▶ _Short task_
Starting at the first line of the data, print each line verbatim up to and including the line bearing "var rightNames = ['Box', 'Volumic', 'Gaussian'];", omitting pictures.

========

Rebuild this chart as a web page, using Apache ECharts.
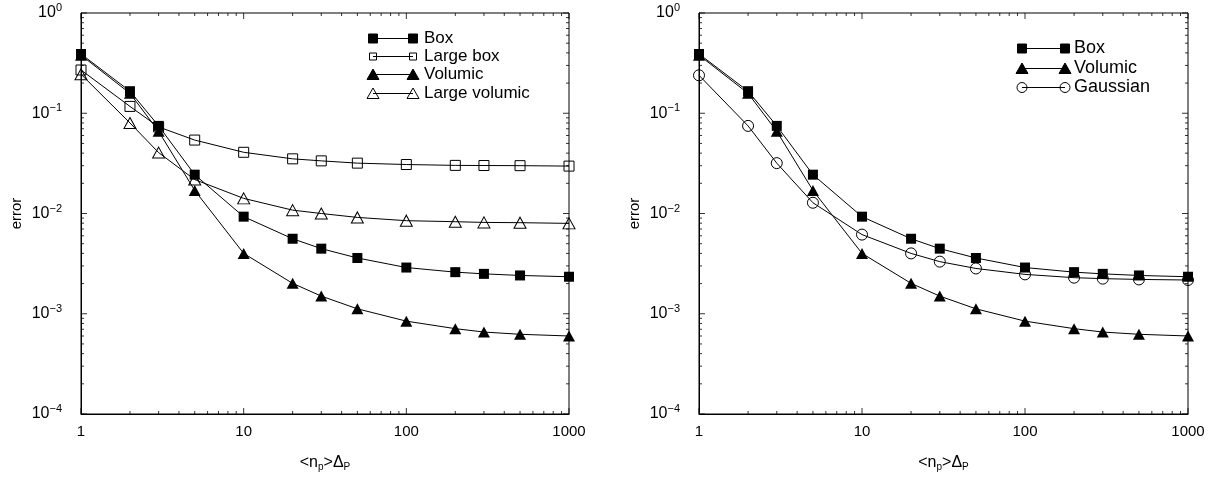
<!DOCTYPE html>
<html>
<head>
<meta charset="utf-8">
<script src="https://cdn.jsdelivr.net/npm/echarts@6/dist/echarts.min.js"></script>
<style>
html,body{margin:0;padding:0;background:#fff;}
#chart{width:1229px;height:477px;}
</style>
</head>
<body>
<div id="chart"></div>
<script>
// ---- data ----
var xs = [1, 2, 3, 5, 10, 20, 30, 50, 100, 200, 300, 500, 1000];
var boxErr = [0.39, 0.166, 0.0748, 0.0244, 0.0093, 0.0056, 0.00446, 0.0036, 0.00289, 0.0026, 0.0025, 0.00241, 0.00234];
var largeBoxErr = [0.27, 0.117, 0.073, 0.054, 0.0408, 0.0351, 0.0335, 0.0318, 0.0308, 0.0302, 0.0301, 0.0300, 0.0297];
var volumicErr = [0.38, 0.158, 0.066, 0.017, 0.0040, 0.00201, 0.00150, 0.00112, 0.000844, 0.00071, 0.000657, 0.000624, 0.0006];
var largeVolumicErr = [0.245, 0.08, 0.0405, 0.0218, 0.01415, 0.0108, 0.0100, 0.00914, 0.00848, 0.00828, 0.00815, 0.0081, 0.00797];
var gaussianErr = [0.239, 0.0748, 0.0318, 0.0128, 0.00616, 0.0040, 0.00331, 0.00283, 0.00247, 0.00229, 0.00224, 0.0022, 0.00217];
var xMajorTicks = [1, 10, 100, 1000];
var xMinorTicks = [2, 3, 4, 5, 6, 7, 8, 9, 20, 30, 40, 50, 60, 70, 80, 90, 200, 300, 400, 500, 600, 700, 800, 900];
var yMajorTicks = [1e-4, 1e-3, 1e-2, 1e-1, 1];
var yMinorTicks = [2e-4, 3e-4, 4e-4, 5e-4, 6e-4, 7e-4, 8e-4, 9e-4,
  2e-3, 3e-3, 4e-3, 5e-3, 6e-3, 7e-3, 8e-3, 9e-3,
  0.02, 0.03, 0.04, 0.05, 0.06, 0.07, 0.08, 0.09,
  0.2, 0.3, 0.4, 0.5, 0.6, 0.7, 0.8, 0.9];
var leftNames = ['Box', 'Large box', 'Volumic', 'Large volumic'];
var rightNames = ['Box', 'Volumic', 'Gaussian'];

var FONT = '"Liberation Sans", Arial, Helvetica, sans-serif';
var X_MIN = 1, X_MAX = 1000, Y_MIN = 1e-4, Y_MAX = 1;

function pairs(arr) { return xs.map(function (x, i) { return [x, arr[i]]; }); }

function yLabel(v) {
  var e = Math.round(Math.log10(v));
  var s = e < 0 ? '\u2212' + (-e) : String(e);
  return '{a|10}{b|' + s + '}';
}

function makeX(idx) {
  return {
    type: 'log', logBase: 10, gridIndex: idx, min: X_MIN, max: X_MAX, interval: 1,
    axisLine: { show: true, lineStyle: { color: '#000', width: 1 } },
    axisTick: { show: false },
    splitLine: { show: false },
    axisLabel: {
      color: '#000', fontSize: 15, fontFamily: FONT, margin: 10,
      formatter: function (v) { return String(Math.round(v)); }
    },
    name: '<n{s|p}>\u0394{s|P}',
    nameLocation: 'middle', nameGap: 40,
    nameTextStyle: {
      color: '#000', fontSize: 16, fontFamily: FONT,
      rich: { s: { fontSize: 10, fontFamily: FONT, color: '#000', padding: [8, 0, 0, 0] } }
    }
  };
}

function makeY(idx) {
  return {
    type: 'log', logBase: 10, gridIndex: idx, min: Y_MIN, max: Y_MAX, interval: 1,
    axisLine: { show: true, lineStyle: { color: '#000', width: 1 } },
    axisTick: { show: false },
    splitLine: { show: false },
    axisLabel: {
      color: '#000', fontSize: 16, fontFamily: FONT, margin: 19,
      formatter: yLabel,
      rich: {
        a: { fontSize: 16, fontFamily: FONT, color: '#000' },
        b: { fontSize: 11, fontFamily: FONT, color: '#000', padding: [0, 0, 10, 0] }
      }
    },
    name: 'error',
    nameLocation: 'middle', nameGap: 57,
    nameTextStyle: { color: '#000', fontSize: 15, fontFamily: FONT }
  };
}

var SYM = {
  'Box': { symbol: 'rect', size: 10, filled: true },
  'Large box': { symbol: 'rect', size: 10, filled: false },
  'Volumic': { symbol: 'triangle', size: [12, 11], filled: true },
  'Large volumic': { symbol: 'triangle', size: [12, 11], filled: false },
  'Gaussian': { symbol: 'circle', size: 11, filled: false }
};

function lineSeries(name, arr, idx, z) {
  var s = SYM[name];
  return {
    type: 'line', name: name, xAxisIndex: idx, yAxisIndex: idx,
    data: pairs(arr), symbol: s.symbol, symbolSize: s.size, showSymbol: true,
    z: z, animation: false, clip: false,
    lineStyle: { color: '#000', width: 1 },
    itemStyle: s.filled ? { color: '#000', borderColor: '#000', borderWidth: 0 }
                        : { color: 'rgba(0,0,0,0)', borderColor: '#000', borderWidth: 1 },
    emphasis: { disabled: true }
  };
}

// axis ticks drawn as thin rect symbols placed through the axes' scales
function tickSeries(gi, points, size, offset) {
  return {
    type: 'scatter', xAxisIndex: gi, yAxisIndex: gi,
    data: points, symbol: 'rect', symbolSize: size, symbolOffset: offset,
    itemStyle: { color: '#000', borderWidth: 0 },
    silent: true, animation: false, clip: false, z: 6,
    emphasis: { disabled: true }
  };
}

function ticksFor(gi) {
  var out = [];
  var xMaj = xMajorTicks.map(function (v) { return [v, Y_MIN]; });
  var xMin = xMinorTicks.map(function (v) { return [v, Y_MIN]; });
  var xMajT = xMajorTicks.map(function (v) { return [v, Y_MAX]; });
  var xMinT = xMinorTicks.map(function (v) { return [v, Y_MAX]; });
  var yMaj = yMajorTicks.map(function (v) { return [X_MIN, v]; });
  var yMin = yMinorTicks.map(function (v) { return [X_MIN, v]; });
  var yMajR = yMajorTicks.map(function (v) { return [X_MAX, v]; });
  var yMinR = yMinorTicks.map(function (v) { return [X_MAX, v]; });
  out.push(tickSeries(gi, xMaj, [1, 6], [0, -3]));
  out.push(tickSeries(gi, xMin, [1, 3], [0, -1.5]));
  out.push(tickSeries(gi, xMajT, [1, 6], [0, 3]));
  out.push(tickSeries(gi, xMinT, [1, 3], [0, 1.5]));
  out.push(tickSeries(gi, yMaj, [6, 1], [3, 0]));
  out.push(tickSeries(gi, yMin, [3, 1], [1.5, 0]));
  out.push(tickSeries(gi, yMajR, [6, 1], [-3, 0]));
  out.push(tickSeries(gi, yMinR, [3, 1], [-1.5, 0]));
  return out;
}

function legendMarker(name, cx, cy) {
  var s = SYM[name];
  var fill = s.filled ? '#000' : 'rgba(0,0,0,0)';
  var st = { fill: fill, stroke: '#000', lineWidth: 1 };
  if (s.symbol === 'rect') {
    var h = s.filled ? 9 : 7;
    return { type: 'rect', shape: { x: cx - h / 2, y: cy - h / 2, width: h, height: h }, style: st, z: 10 };
  } else if (s.symbol === 'triangle') {
    return { type: 'polygon', shape: { points: [[cx, cy - 5.5], [cx + 6, cy + 5], [cx - 6, cy + 5]] }, style: st, z: 10 };
  } else {
    return { type: 'circle', shape: { cx: cx, cy: cy, r: 5 }, style: st, z: 10 };
  }
}

function legendGraphic(names, x1, x2, tx, ys, fs) {
  var g = [];
  names.forEach(function (n, i) {
    var y = ys[i] + 0.5;
    g.push({ type: 'line', shape: { x1: x1, y1: y, x2: x2, y2: y }, style: { stroke: '#000', lineWidth: 1 }, z: 9 });
    g.push(legendMarker(n, x1, y));
    g.push(legendMarker(n, x2, y));
    g.push({ type: 'text', x: tx, y: y, style: { text: n, fill: '#000', font: fs + 'px ' + FONT, verticalAlign: 'middle' }, z: 10 });
  });
  return g;
}

var chart = echarts.init(document.getElementById('chart'), null, { renderer: 'canvas' });

var series = [
  lineSeries('Large box', largeBoxErr, 0, 2),
  lineSeries('Large volumic', largeVolumicErr, 0, 3),
  lineSeries('Volumic', volumicErr, 0, 4),
  lineSeries('Box', boxErr, 0, 5),
  lineSeries('Gaussian', gaussianErr, 1, 3),
  lineSeries('Volumic', volumicErr, 1, 4),
  lineSeries('Box', boxErr, 1, 5)
].concat(ticksFor(0)).concat(ticksFor(1));

chart.setOption({
  backgroundColor: '#fff',
  animation: false,
  grid: [
    { left: 81, right: 660, top: 13, bottom: 58, show: true, borderColor: '#000', borderWidth: 1, backgroundColor: 'rgba(0,0,0,0)' },
    { left: 699, right: 41, top: 13, bottom: 58, show: true, borderColor: '#000', borderWidth: 1, backgroundColor: 'rgba(0,0,0,0)' }
  ],
  xAxis: [makeX(0), makeX(1)],
  yAxis: [makeY(0), makeY(1)],
  series: series,
  graphic: legendGraphic(leftNames, 373, 413, 424, [38, 56, 74, 93], 17)
    .concat(legendGraphic(rightNames, 1022, 1065, 1074, [48, 68, 87], 18))
});
</script>
</body>
</html>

========

▶ _Full answer_
Rebuild this chart as a web page, using Apache ECharts.
<!DOCTYPE html>
<html>
<head>
<meta charset="utf-8">
<script src="https://cdn.jsdelivr.net/npm/echarts@6/dist/echarts.min.js"></script>
<style>
html,body{margin:0;padding:0;background:#fff;}
#chart{width:1229px;height:477px;}
</style>
</head>
<body>
<div id="chart"></div>
<script>
// ---- data ----
var xs = [1, 2, 3, 5, 10, 20, 30, 50, 100, 200, 300, 500, 1000];
var boxErr = [0.39, 0.166, 0.0748, 0.0244, 0.0093, 0.0056, 0.00446, 0.0036, 0.00289, 0.0026, 0.0025, 0.00241, 0.00234];
var largeBoxErr = [0.27, 0.117, 0.073, 0.054, 0.0408, 0.0351, 0.0335, 0.0318, 0.0308, 0.0302, 0.0301, 0.0300, 0.0297];
var volumicErr = [0.38, 0.158, 0.066, 0.017, 0.0040, 0.00201, 0.00150, 0.00112, 0.000844, 0.00071, 0.000657, 0.000624, 0.0006];
var largeVolumicErr = [0.245, 0.08, 0.0405, 0.0218, 0.01415, 0.0108, 0.0100, 0.00914, 0.00848, 0.00828, 0.00815, 0.0081, 0.00797];
var gaussianErr = [0.239, 0.0748, 0.0318, 0.0128, 0.00616, 0.0040, 0.00331, 0.00283, 0.00247, 0.00229, 0.00224, 0.0022, 0.00217];
var xMajorTicks = [1, 10, 100, 1000];
var xMinorTicks = [2, 3, 4, 5, 6, 7, 8, 9, 20, 30, 40, 50, 60, 70, 80, 90, 200, 300, 400, 500, 600, 700, 800, 900];
var yMajorTicks = [1e-4, 1e-3, 1e-2, 1e-1, 1];
var yMinorTicks = [2e-4, 3e-4, 4e-4, 5e-4, 6e-4, 7e-4, 8e-4, 9e-4,
  2e-3, 3e-3, 4e-3, 5e-3, 6e-3, 7e-3, 8e-3, 9e-3,
  0.02, 0.03, 0.04, 0.05, 0.06, 0.07, 0.08, 0.09,
  0.2, 0.3, 0.4, 0.5, 0.6, 0.7, 0.8, 0.9];
var leftNames = ['Box', 'Large box', 'Volumic', 'Large volumic'];
var rightNames = ['Box', 'Volumic', 'Gaussian'];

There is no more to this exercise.